What version of ST Edge AI are you using?

I tried it and I do not get errors...

This is the version I have (the last I believe)

Have a good day,

Julian

In order to give better visibility on the answered topics, please click on 'Accept as Solution' on the reply which solved your issue or answered your question.

View solution in original post

Wangxingkun · ‎2024-12-19

And this is my complete training code, if you know the reason why please reply me, thank you !!!
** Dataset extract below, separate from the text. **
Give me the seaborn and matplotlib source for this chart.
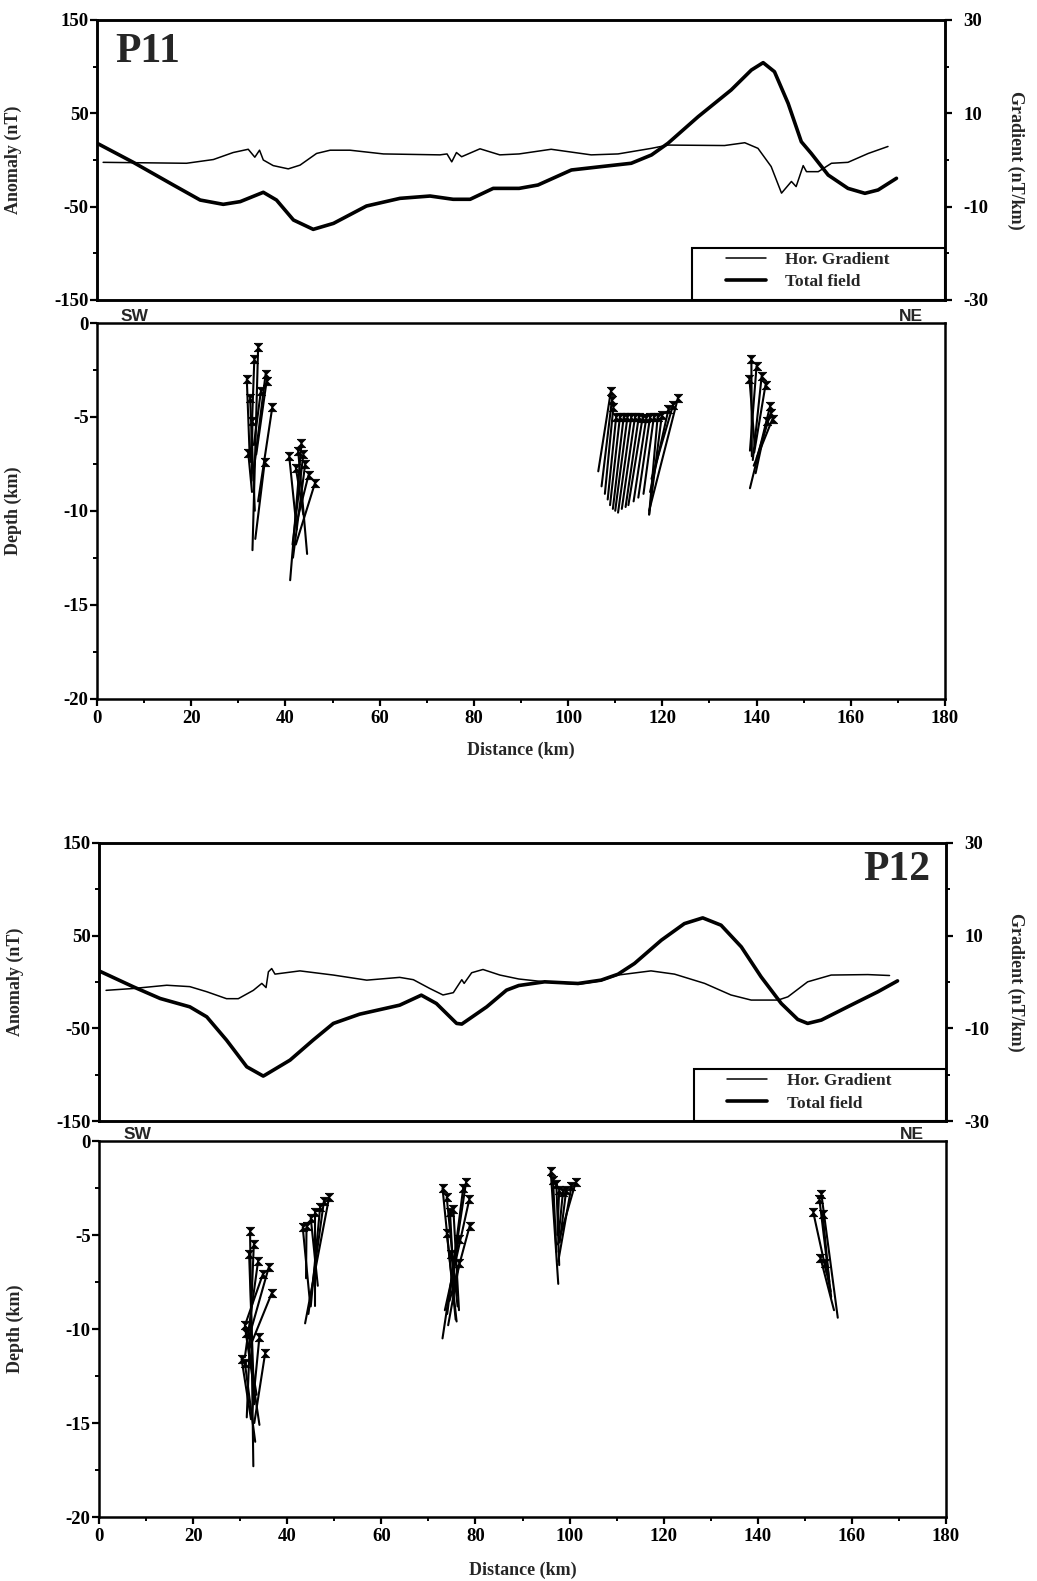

class SequenceDataset(Dataset):
    def __init__(self, sequences, labels):
        self.sequences = sequences
        self.labels = labels

    def __len__(self:(
        return len(self.labels)

    def __getitem__(self, idx):
        return torch.Tensor(self.sequences[idx]), torch.Tensor(self.labels[idx])

class LSTMNet(nn.Module):
    def __init__(self, input_size, hidden_size, output_size, num_layers=1:(
        super(LSTMNet, self).__init__()
        self.lstm = nn.LSTM(input_size, hidden_size, num_layers, batch_first=False)  # batch_first=False
        self.fc = nn.Linear(hidden_size, output_size)

    def forward(self, x):
        h0 = torch.zeros(num_layers, x.size(1), hidden_size).to(x.device) 
        c0 = torch.zeros(num_layers, x.size(1), hidden_size).to(x.device)
        out, _ = self.lstm(x, (h0, c0))
        out = self.fc(out[-1, :, :]) 
        return out

input_size = 1 
hidden_size = 1 
output_size = 1
num_layers = 1
num_epochs = 120
batch_size = 32
learning_rate = 0.001

num_samples = 1000
sequence_length = 15
sequences = torch.rand(num_samples, sequence_length, input_size)
labels = torch.randint(0, 2, (num_samples, 1))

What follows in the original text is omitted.